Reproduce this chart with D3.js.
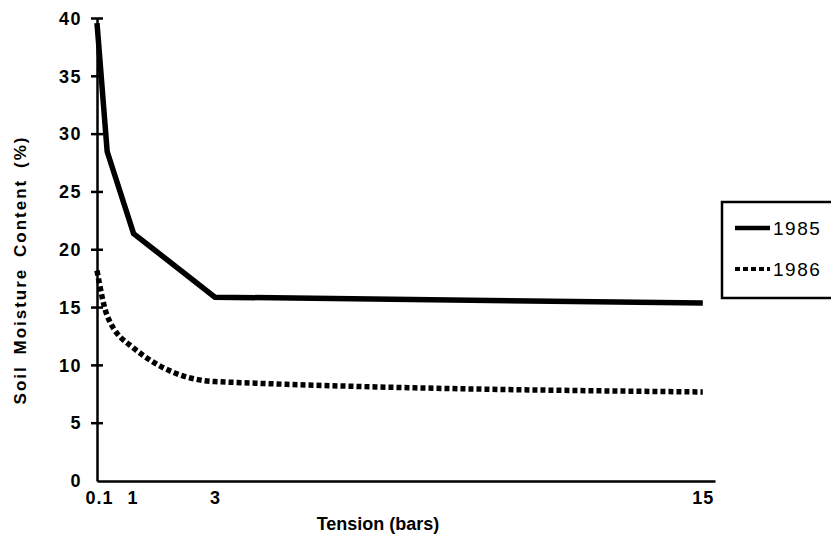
<!DOCTYPE html>
<html><head><meta charset="utf-8">
<script src="https://cdn.jsdelivr.net/npm/d3@7"></script>
<style>body{margin:0;background:#fff}text{font-family:"Liberation Sans",Arial,sans-serif;fill:#000}</style>
</head><body>
<svg id="c" width="831" height="542"></svg>
<script>
const tension = [0.1, 0.35, 1, 3, 15];
const y1985 = [39.6, 28.5, 21.4, 15.9, 15.4];
const y1986 = [18.2, 14.3, 11.5, 8.6, 7.7];
const xTicks = [0.1, 1, 3, 15];
const yTicks = [0, 5, 10, 15, 20, 25, 30, 35, 40];
const seriesNames = ["1985", "1986"];

const svg = d3.select("#c");
const x = d3.scaleLinear().domain([0.1, 15.3]).range([97, 715]);
const y = d3.scaleLinear().domain([0, 40]).range([481, 18.5]);

// y axis
const ya = svg.append("g").attr("transform", "translate(97,0)")
  .call(d3.axisLeft(y).tickValues(yTicks).tickSize(0).tickPadding(15).tickFormat(d3.format("d")));
ya.select(".domain").attr("stroke", "#000").attr("stroke-width", 2.5);
ya.selectAll(".tick text").style("font-size", "18px").style("font-weight", "bold")
  .style("font-family", "Liberation Sans, Arial").attr("letter-spacing", 1.5);
svg.append("g").selectAll("line").data(yTicks.filter(d => d > 0)).join("line")
  .attr("x1", 91).attr("x2", 103).attr("y1", d => y(d)).attr("y2", d => y(d))
  .attr("stroke", "#000").attr("stroke-width", 2.5);

// x axis
const xa = svg.append("g").attr("transform", "translate(0,481)")
  .call(d3.axisBottom(x).tickValues(xTicks).tickSize(0).tickPadding(10).tickFormat(d => String(d)));
xa.select(".domain").attr("stroke", "#000").attr("stroke-width", 2.5);
xa.selectAll(".tick text").style("font-size", "18px").style("font-weight", "bold")
  .style("font-family", "Liberation Sans, Arial").attr("letter-spacing", 1);
xa.selectAll(".tick text").attr("dx", (d) => d === 0.1 ? 2 : (d === 1 ? -1 : 0));

// titles
svg.append("text").attr("x", 378).attr("y", 530).attr("text-anchor", "middle")
  .style("font-size", "18px").style("font-weight", "bold").text("Tension (bars)");
svg.append("text").attr("transform", "translate(26,270) rotate(-90)").attr("text-anchor", "middle")
  .style("font-size", "17px").style("font-weight", "bold").attr("letter-spacing", 2).attr("word-spacing", 4).text("Soil Moisture Content (%)");

// lines
const line = d3.line().x((d, i) => x(tension[i])).y(d => y(d));
svg.append("path").datum(y1985).attr("d", line).attr("fill", "none")
  .attr("stroke", "#000").attr("stroke-width", 5.5).attr("stroke-linejoin", "miter");
const line2 = d3.line().x((d, i) => x(tension[i])).y(d => y(d)).curve(d3.curveMonotoneX);
svg.append("path").datum(y1986).attr("d", line2).attr("fill", "none")
  .attr("stroke", "#000").attr("stroke-width", 5.5).attr("stroke-dasharray", "5,3");

// legend
const lg = svg.append("g");
lg.append("rect").attr("x", 722).attr("y", 202).attr("width", 130).attr("height", 96)
  .attr("fill", "none").attr("stroke", "#000").attr("stroke-width", 2.5);
seriesNames.forEach((n, i) => {
  const yy = 228 + i * 41;
  lg.append("line").attr("x1", 735).attr("x2", 770).attr("y1", yy).attr("y2", yy)
    .attr("stroke", "#000").attr("stroke-width", i === 0 ? 4.5 : 4)
    .attr("stroke-dasharray", i === 0 ? null : "5,3");
  lg.append("text").attr("x", 773).attr("y", yy + 7).style("font-size", "19px").attr("letter-spacing", 1.5).text(n);
});
</script>
</body></html>
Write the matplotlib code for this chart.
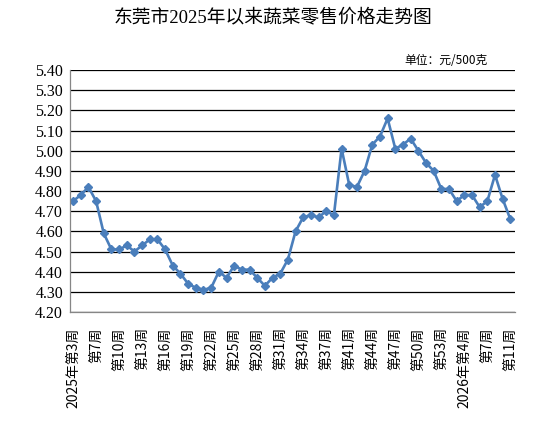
import numpy as np
import matplotlib.pyplot as plt

plt.rcParams['font.family'] = ['Liberation Serif', 'Noto Sans CJK SC']

prices = [4.75, 4.78, 4.82, 4.75, 4.59, 4.51, 4.51, 4.53, 4.50, 4.53,
          4.56, 4.56, 4.51, 4.43, 4.39, 4.34, 4.32, 4.31, 4.32, 4.40,
          4.37, 4.43, 4.41, 4.41, 4.37, 4.33, 4.37, 4.39, 4.46, 4.60,
          4.67, 4.68, 4.67, 4.70, 4.68, 5.01, 4.83, 4.82, 4.90, 5.03,
          5.07, 5.16, 5.01, 5.03, 5.06, 5.00, 4.94, 4.90, 4.81, 4.81,
          4.75, 4.78, 4.78, 4.72, 4.75, 4.88, 4.76, 4.66]
tick_labels = ['2025年第3周', '第7周', '第10周', '第13周', '第16周', '第19周',
               '第22周', '第25周', '第28周', '第31周', '第34周', '第37周',
               '第41周', '第44周', '第47周', '第50周', '第53周',
               '2026年第4周', '第7周', '第11周']

x = np.arange(len(prices))

fig = plt.figure(figsize=(5.49, 4.23), dpi=100)
ax = fig.add_axes([0.1275, 0.2624, 0.8105, 0.5721])

ax.plot(x, prices, color='#4a7ebb', lw=1.9, marker='D', ms=4.5,
        mec='#4a7ebb', mfc='#4a7ebb')

ax.set_ylim(4.2, 5.4)
ax.set_yticks(np.arange(4.2, 5.41, 0.1))
ax.set_yticklabels([f'{v:.2f}' for v in np.arange(4.2, 5.41, 0.1)], fontsize=11.5)
ax.grid(axis='y', color='black', lw=0.9)
ax.set_axisbelow(True)

ax.set_xlim(-0.4, 57.6)
ax.set_xticks(x[::3])
ax.set_xticklabels(tick_labels, rotation=90, fontsize=10, fontweight='light',
                   family=['Noto Sans CJK SC', 'DejaVu Sans'])
ax.tick_params(length=0)
ax.tick_params(axis='x', pad=11)
ax.tick_params(axis='y', pad=5)

for s in ['top', 'right']:
    ax.spines[s].set_visible(False)
for s in ['left', 'bottom']:
    ax.spines[s].set_color('#868686')
    ax.spines[s].set_linewidth(0.9)

fig.text(0.498, 0.958, '东莞市2025年以来蔬菜零售价格走势图', ha='center', va='center',
         fontsize=13.5, fontweight='light')
fig.text(0.889, 0.858, '单位：元/500克', ha='right', va='center', fontsize=8.5,
         family=['Noto Sans CJK SC', 'DejaVu Sans'])

fig.savefig('out.png', dpi=100)
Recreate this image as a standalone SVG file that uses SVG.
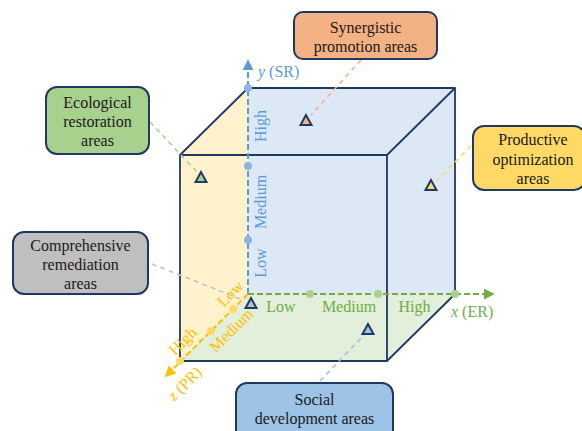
<svg xmlns="http://www.w3.org/2000/svg" width="582" height="431" viewBox="0 0 582 431" font-family="Liberation Serif, Times New Roman, serif">
<style>
.box{stroke:#1f3864;stroke-width:2}
.t{font-size:16px;fill:#1a1a1a;text-anchor:middle}
.edge{fill:none;stroke:#1f3864;stroke-width:1.8;stroke-linejoin:round}
.lead{fill:none;stroke-width:1.5;stroke-dasharray:5,4}
.mk{stroke:#1f3864;stroke-width:2;stroke-linejoin:miter}
.ax{font-size:16px}
</style>
<defs>
<marker id="aB" viewBox="0 0 10 10" refX="2" refY="5" markerWidth="5.5" markerHeight="5.5" orient="auto" markerUnits="strokeWidth"><path d="M0,0L10,5L0,10z" fill="#5b9bd5"/></marker>
<marker id="aG" viewBox="0 0 10 10" refX="2" refY="5" markerWidth="5.5" markerHeight="5.5" orient="auto" markerUnits="strokeWidth"><path d="M0,0L10,5L0,10z" fill="#70ad47"/></marker>
<marker id="aY" viewBox="0 0 10 10" refX="2" refY="5" markerWidth="5.5" markerHeight="5.5" orient="auto" markerUnits="strokeWidth"><path d="M0,0L10,5L0,10z" fill="#ffc000"/></marker>
</defs>
<g id="cube">
<rect x="248" y="88" width="207" height="206" fill="#dce8f5"/>
<polygon points="180,155 248,88 248,294 180,361" fill="#fff2cc"/>
<polygon points="248,294 455,294 387,361 180,361" fill="#e2efda"/>
<polyline class="edge" points="180,155 248,88 455,88 455,294 387,361"/>
<line class="edge" x1="387" y1="155" x2="455" y2="88"/>
<rect class="edge" x="180" y="155" width="207" height="206"/>
</g>
<g id="axes">
<line x1="248" y1="294" x2="248" y2="68" stroke="#5b9bd5" stroke-width="2" stroke-dasharray="6,3" marker-end="url(#aB)"/>
<line x1="248" y1="294" x2="486" y2="294" stroke="#70ad47" stroke-width="2" stroke-dasharray="6,3" marker-end="url(#aG)"/>
<line x1="248" y1="294" x2="171" y2="371" stroke="#ffc000" stroke-width="2" stroke-dasharray="6,3" marker-end="url(#aY)"/>
<g fill="#8db3e2"><circle cx="248" cy="88" r="4"/><circle cx="248" cy="166" r="4"/><circle cx="248" cy="240" r="4"/></g>
<g fill="#a9d18e"><circle cx="310" cy="294" r="4"/><circle cx="378" cy="294" r="4"/><circle cx="455" cy="294" r="4"/></g>
<g fill="#ffd966"><circle cx="233" cy="309" r="4"/><circle cx="211" cy="331" r="4"/><circle cx="180" cy="361" r="4"/></g>
<g class="ax" fill="#5b9bd5" text-anchor="middle">
<text transform="translate(266,126) rotate(-90)">High</text>
<text transform="translate(266,202) rotate(-90)">Medium</text>
<text transform="translate(266,263) rotate(-90)">Low</text>
<text x="258" y="77" text-anchor="start"><tspan font-style="italic">y</tspan> (SR)</text>
</g>
<g class="ax" fill="#70ad47" text-anchor="middle">
<text x="281" y="312">Low</text>
<text x="349" y="312">Medium</text>
<text x="414.5" y="312">High</text>
<text x="451" y="317" text-anchor="start"><tspan font-style="italic">x</tspan> (ER)</text>
</g>
<g class="ax" fill="#ffc000" text-anchor="middle">
<text transform="translate(234,297.5) rotate(-45)">Low</text>
<text transform="translate(235,334) rotate(-45)">Medium</text>
<text transform="translate(186.5,345) rotate(-45)">High</text>
<text transform="translate(188.5,387.5) rotate(-45)"><tspan font-style="italic">z</tspan> (PR)</text>
</g>
</g>
<g id="connectors">
<line class="lead" stroke="#a9d18e" x1="150" y1="122" x2="197" y2="172"/>
<line class="lead" stroke="#f4b183" x1="361" y1="60" x2="311" y2="115"/>
<line class="lead" stroke="#ffd966" x1="471" y1="146" x2="437" y2="180"/>
<line class="lead" stroke="#bfbfbf" x1="152" y1="264" x2="243" y2="300"/>
<line class="lead" stroke="#9dc3e6" x1="320" y1="381" x2="364" y2="335"/>
</g>
<g id="markers">
<polygon class="mk" fill="#a9d18e" points="201,172 195.5,182 206.5,182"/>
<polygon class="mk" fill="#f4b183" points="306,115 300.5,125 311.5,125"/>
<polygon class="mk" fill="#ffd966" points="431,180 425.5,190 436.5,190"/>
<polygon class="mk" fill="#bfbfbf" points="251,298 245.5,308 256.5,308"/>
<polygon class="mk" fill="#9dc3e6" points="368,324 362.5,334 373.5,334"/>
</g>
<g id="ecological">
<rect class="box" x="46" y="87" width="103" height="67" rx="11" fill="#a9d18e"/>
<text class="t" x="97.5" y="107.5">Ecological</text>
<text class="t" x="97.5" y="126.5">restoration</text>
<text class="t" x="97.5" y="145.5">areas</text>
</g>
<g id="synergistic">
<rect class="box" x="294" y="12" width="143" height="47" rx="9" fill="#f4b183"/>
<text class="t" x="365.5" y="32.5">Synergistic</text>
<text class="t" x="365.5" y="51.5">promotion areas</text>
</g>
<g id="productive">
<rect class="box" x="473" y="126" width="112" height="64" rx="11" fill="#ffd966"/>
<text class="t" x="533" y="144.5">Productive</text>
<text class="t" x="533" y="164.5">optimization</text>
<text class="t" x="533" y="183.5">areas</text>
</g>
<g id="comprehensive">
<rect class="box" x="13" y="232" width="135" height="62" rx="11" fill="#bfbfbf"/>
<text class="t" x="80.5" y="250.5">Comprehensive</text>
<text class="t" x="80.5" y="269.5">remediation</text>
<text class="t" x="80.5" y="288.5">areas</text>
</g>
<g id="social">
<rect class="box" x="236" y="383" width="157" height="60" rx="11" fill="#9dc3e6"/>
<text class="t" x="314.5" y="404.5">Social</text>
<text class="t" x="314.5" y="423.5">development areas</text>
</g>
</svg>
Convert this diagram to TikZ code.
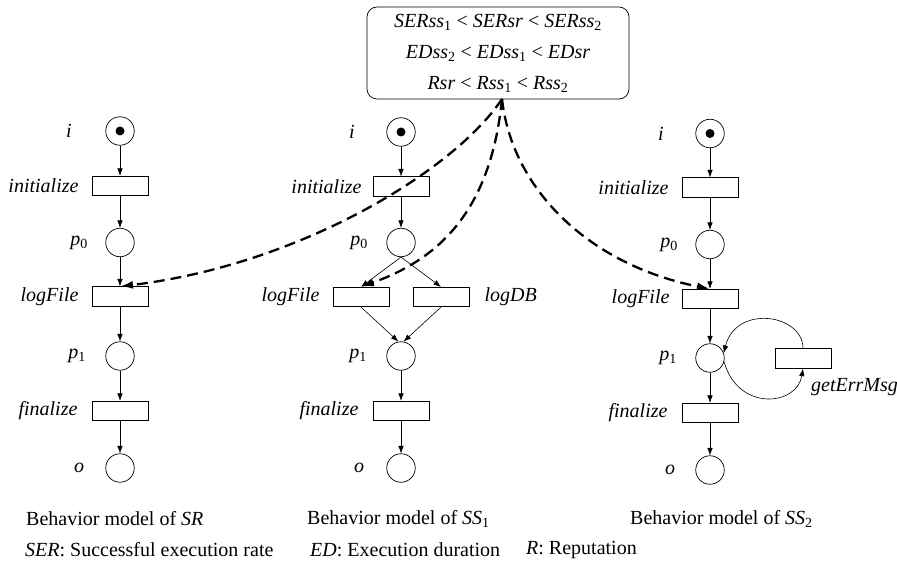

******

Exercise objective:
Copy each line of the entries that includes the word "chart".

Solution for this problem:
Reproduce this chart with D3.js.
Write the matplotlib code for this chart.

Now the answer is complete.